- Supplied data
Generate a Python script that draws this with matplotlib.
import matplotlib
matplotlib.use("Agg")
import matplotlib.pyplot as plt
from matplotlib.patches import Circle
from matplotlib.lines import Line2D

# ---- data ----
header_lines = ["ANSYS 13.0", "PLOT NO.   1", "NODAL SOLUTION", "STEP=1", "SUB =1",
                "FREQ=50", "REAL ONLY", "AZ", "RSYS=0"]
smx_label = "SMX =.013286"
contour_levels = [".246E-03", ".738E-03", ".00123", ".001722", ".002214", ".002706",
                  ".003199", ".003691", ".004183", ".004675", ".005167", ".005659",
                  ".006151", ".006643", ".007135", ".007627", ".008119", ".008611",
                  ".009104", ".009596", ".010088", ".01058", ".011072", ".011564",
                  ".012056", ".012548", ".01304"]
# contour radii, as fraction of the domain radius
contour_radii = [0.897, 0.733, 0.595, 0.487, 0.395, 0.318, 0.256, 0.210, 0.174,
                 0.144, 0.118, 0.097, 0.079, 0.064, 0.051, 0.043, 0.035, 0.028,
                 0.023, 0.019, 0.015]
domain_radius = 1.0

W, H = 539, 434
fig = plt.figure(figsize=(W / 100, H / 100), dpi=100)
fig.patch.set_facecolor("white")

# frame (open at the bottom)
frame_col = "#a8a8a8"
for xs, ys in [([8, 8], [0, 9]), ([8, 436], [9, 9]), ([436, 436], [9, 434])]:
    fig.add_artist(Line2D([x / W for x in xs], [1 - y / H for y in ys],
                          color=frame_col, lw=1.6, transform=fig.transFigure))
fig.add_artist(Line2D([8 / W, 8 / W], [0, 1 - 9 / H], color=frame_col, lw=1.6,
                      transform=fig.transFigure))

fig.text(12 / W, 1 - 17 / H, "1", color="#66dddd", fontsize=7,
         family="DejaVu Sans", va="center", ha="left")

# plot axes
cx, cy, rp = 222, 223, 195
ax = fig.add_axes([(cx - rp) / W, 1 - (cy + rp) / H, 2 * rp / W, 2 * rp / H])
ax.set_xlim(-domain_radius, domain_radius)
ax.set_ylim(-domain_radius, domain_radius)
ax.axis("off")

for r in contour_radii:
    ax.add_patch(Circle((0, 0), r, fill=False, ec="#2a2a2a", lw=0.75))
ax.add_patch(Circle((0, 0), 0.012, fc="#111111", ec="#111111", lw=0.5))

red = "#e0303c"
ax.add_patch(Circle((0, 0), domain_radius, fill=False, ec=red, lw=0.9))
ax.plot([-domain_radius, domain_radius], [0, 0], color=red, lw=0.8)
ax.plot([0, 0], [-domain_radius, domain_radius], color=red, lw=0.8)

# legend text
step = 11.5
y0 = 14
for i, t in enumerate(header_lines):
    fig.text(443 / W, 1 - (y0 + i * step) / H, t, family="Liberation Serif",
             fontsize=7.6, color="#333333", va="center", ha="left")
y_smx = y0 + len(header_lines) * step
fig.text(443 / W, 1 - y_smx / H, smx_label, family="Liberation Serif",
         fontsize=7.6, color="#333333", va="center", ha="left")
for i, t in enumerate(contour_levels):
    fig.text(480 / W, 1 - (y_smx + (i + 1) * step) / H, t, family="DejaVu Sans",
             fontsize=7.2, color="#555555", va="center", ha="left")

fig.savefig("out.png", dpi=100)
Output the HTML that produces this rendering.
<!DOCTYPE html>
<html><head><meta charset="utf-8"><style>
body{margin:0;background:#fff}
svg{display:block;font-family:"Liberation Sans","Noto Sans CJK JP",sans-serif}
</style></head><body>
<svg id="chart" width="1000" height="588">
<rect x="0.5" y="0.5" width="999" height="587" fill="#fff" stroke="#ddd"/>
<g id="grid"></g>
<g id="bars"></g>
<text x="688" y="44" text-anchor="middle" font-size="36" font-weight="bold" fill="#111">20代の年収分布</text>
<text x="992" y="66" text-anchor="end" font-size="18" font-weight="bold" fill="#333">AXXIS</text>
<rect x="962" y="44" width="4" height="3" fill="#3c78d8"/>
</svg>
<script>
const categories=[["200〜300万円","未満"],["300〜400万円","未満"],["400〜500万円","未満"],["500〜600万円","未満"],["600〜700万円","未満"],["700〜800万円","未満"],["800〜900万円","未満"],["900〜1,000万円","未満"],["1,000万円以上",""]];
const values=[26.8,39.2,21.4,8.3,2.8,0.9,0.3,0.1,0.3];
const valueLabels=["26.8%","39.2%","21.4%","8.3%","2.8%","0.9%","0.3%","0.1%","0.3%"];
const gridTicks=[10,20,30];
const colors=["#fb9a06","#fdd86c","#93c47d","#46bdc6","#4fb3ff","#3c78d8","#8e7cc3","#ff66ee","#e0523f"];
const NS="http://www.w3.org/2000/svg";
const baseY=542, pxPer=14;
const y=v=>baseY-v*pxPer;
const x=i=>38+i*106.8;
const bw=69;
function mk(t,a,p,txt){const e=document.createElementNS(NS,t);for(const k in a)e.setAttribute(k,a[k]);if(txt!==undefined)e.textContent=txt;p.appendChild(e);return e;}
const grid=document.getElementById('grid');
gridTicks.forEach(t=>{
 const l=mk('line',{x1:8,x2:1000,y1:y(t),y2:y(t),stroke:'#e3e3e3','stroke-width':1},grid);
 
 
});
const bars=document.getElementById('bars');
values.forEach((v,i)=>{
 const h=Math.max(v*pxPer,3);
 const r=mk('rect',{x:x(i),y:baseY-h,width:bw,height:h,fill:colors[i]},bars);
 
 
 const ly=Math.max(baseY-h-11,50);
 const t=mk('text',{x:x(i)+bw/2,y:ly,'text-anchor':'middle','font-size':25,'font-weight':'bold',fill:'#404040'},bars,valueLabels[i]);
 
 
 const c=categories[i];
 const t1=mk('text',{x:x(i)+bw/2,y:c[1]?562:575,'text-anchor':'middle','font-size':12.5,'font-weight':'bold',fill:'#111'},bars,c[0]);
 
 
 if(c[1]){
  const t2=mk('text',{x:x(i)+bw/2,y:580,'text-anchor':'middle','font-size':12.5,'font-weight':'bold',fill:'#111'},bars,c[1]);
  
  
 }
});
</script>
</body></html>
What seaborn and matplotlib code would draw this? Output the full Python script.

- Description of the task
Type the material above out again, exactly.

- Final answer
Generate a Python script that draws this with matplotlib.
import matplotlib
matplotlib.use("Agg")
import matplotlib.pyplot as plt
from matplotlib.patches import Circle
from matplotlib.lines import Line2D

# ---- data ----
header_lines = ["ANSYS 13.0", "PLOT NO.   1", "NODAL SOLUTION", "STEP=1", "SUB =1",
                "FREQ=50", "REAL ONLY", "AZ", "RSYS=0"]
smx_label = "SMX =.013286"
contour_levels = [".246E-03", ".738E-03", ".00123", ".001722", ".002214", ".002706",
                  ".003199", ".003691", ".004183", ".004675", ".005167", ".005659",
                  ".006151", ".006643", ".007135", ".007627", ".008119", ".008611",
                  ".009104", ".009596", ".010088", ".01058", ".011072", ".011564",
                  ".012056", ".012548", ".01304"]
# contour radii, as fraction of the domain radius
contour_radii = [0.897, 0.733, 0.595, 0.487, 0.395, 0.318, 0.256, 0.210, 0.174,
                 0.144, 0.118, 0.097, 0.079, 0.064, 0.051, 0.043, 0.035, 0.028,
                 0.023, 0.019, 0.015]
domain_radius = 1.0

W, H = 539, 434
fig = plt.figure(figsize=(W / 100, H / 100), dpi=100)
fig.patch.set_facecolor("white")

# frame (open at the bottom)
frame_col = "#a8a8a8"
for xs, ys in [([8, 8], [0, 9]), ([8, 436], [9, 9]), ([436, 436], [9, 434])]:
    fig.add_artist(Line2D([x / W for x in xs], [1 - y / H for y in ys],
                          color=frame_col, lw=1.6, transform=fig.transFigure))
fig.add_artist(Line2D([8 / W, 8 / W], [0, 1 - 9 / H], color=frame_col, lw=1.6,
                      transform=fig.transFigure))

fig.text(12 / W, 1 - 17 / H, "1", color="#66dddd", fontsize=7,
         family="DejaVu Sans", va="center", ha="left")

# plot axes
cx, cy, rp = 222, 223, 195
ax = fig.add_axes([(cx - rp) / W, 1 - (cy + rp) / H, 2 * rp / W, 2 * rp / H])
ax.set_xlim(-domain_radius, domain_radius)
ax.set_ylim(-domain_radius, domain_radius)
ax.axis("off")

for r in contour_radii:
    ax.add_patch(Circle((0, 0), r, fill=False, ec="#2a2a2a", lw=0.75))
ax.add_patch(Circle((0, 0), 0.012, fc="#111111", ec="#111111", lw=0.5))

red = "#e0303c"
ax.add_patch(Circle((0, 0), domain_radius, fill=False, ec=red, lw=0.9))
ax.plot([-domain_radius, domain_radius], [0, 0], color=red, lw=0.8)
ax.plot([0, 0], [-domain_radius, domain_radius], color=red, lw=0.8)

# legend text
step = 11.5
y0 = 14
for i, t in enumerate(header_lines):
    fig.text(443 / W, 1 - (y0 + i * step) / H, t, family="Liberation Serif",
             fontsize=7.6, color="#333333", va="center", ha="left")
y_smx = y0 + len(header_lines) * step
fig.text(443 / W, 1 - y_smx / H, smx_label, family="Liberation Serif",
         fontsize=7.6, color="#333333", va="center", ha="left")
for i, t in enumerate(contour_levels):
    fig.text(480 / W, 1 - (y_smx + (i + 1) * step) / H, t, family="DejaVu Sans",
             fontsize=7.2, color="#555555", va="center", ha="left")

fig.savefig("out.png", dpi=100)
Output the HTML that produces this rendering.
<!DOCTYPE html>
<html><head><meta charset="utf-8"><style>
body{margin:0;background:#fff}
svg{display:block;font-family:"Liberation Sans","Noto Sans CJK JP",sans-serif}
</style></head><body>
<svg id="chart" width="1000" height="588">
<rect x="0.5" y="0.5" width="999" height="587" fill="#fff" stroke="#ddd"/>
<g id="grid"></g>
<g id="bars"></g>
<text x="688" y="44" text-anchor="middle" font-size="36" font-weight="bold" fill="#111">20代の年収分布</text>
<text x="992" y="66" text-anchor="end" font-size="18" font-weight="bold" fill="#333">AXXIS</text>
<rect x="962" y="44" width="4" height="3" fill="#3c78d8"/>
</svg>
<script>
const categories=[["200〜300万円","未満"],["300〜400万円","未満"],["400〜500万円","未満"],["500〜600万円","未満"],["600〜700万円","未満"],["700〜800万円","未満"],["800〜900万円","未満"],["900〜1,000万円","未満"],["1,000万円以上",""]];
const values=[26.8,39.2,21.4,8.3,2.8,0.9,0.3,0.1,0.3];
const valueLabels=["26.8%","39.2%","21.4%","8.3%","2.8%","0.9%","0.3%","0.1%","0.3%"];
const gridTicks=[10,20,30];
const colors=["#fb9a06","#fdd86c","#93c47d","#46bdc6","#4fb3ff","#3c78d8","#8e7cc3","#ff66ee","#e0523f"];
const NS="http://www.w3.org/2000/svg";
const baseY=542, pxPer=14;
const y=v=>baseY-v*pxPer;
const x=i=>38+i*106.8;
const bw=69;
function mk(t,a,p,txt){const e=document.createElementNS(NS,t);for(const k in a)e.setAttribute(k,a[k]);if(txt!==undefined)e.textContent=txt;p.appendChild(e);return e;}
const grid=document.getElementById('grid');
gridTicks.forEach(t=>{
 const l=mk('line',{x1:8,x2:1000,y1:y(t),y2:y(t),stroke:'#e3e3e3','stroke-width':1},grid);
 
 
});
const bars=document.getElementById('bars');
values.forEach((v,i)=>{
 const h=Math.max(v*pxPer,3);
 const r=mk('rect',{x:x(i),y:baseY-h,width:bw,height:h,fill:colors[i]},bars);
 
 
 const ly=Math.max(baseY-h-11,50);
 const t=mk('text',{x:x(i)+bw/2,y:ly,'text-anchor':'middle','font-size':25,'font-weight':'bold',fill:'#404040'},bars,valueLabels[i]);
 
 
 const c=categories[i];
 const t1=mk('text',{x:x(i)+bw/2,y:c[1]?562:575,'text-anchor':'middle','font-size':12.5,'font-weight':'bold',fill:'#111'},bars,c[0]);
 
 
 if(c[1]){
  const t2=mk('text',{x:x(i)+bw/2,y:580,'text-anchor':'middle','font-size':12.5,'font-weight':'bold',fill:'#111'},bars,c[1]);
  
  
 }
});
</script>
</body></html>
What seaborn and matplotlib code would draw this? Output the full Python script.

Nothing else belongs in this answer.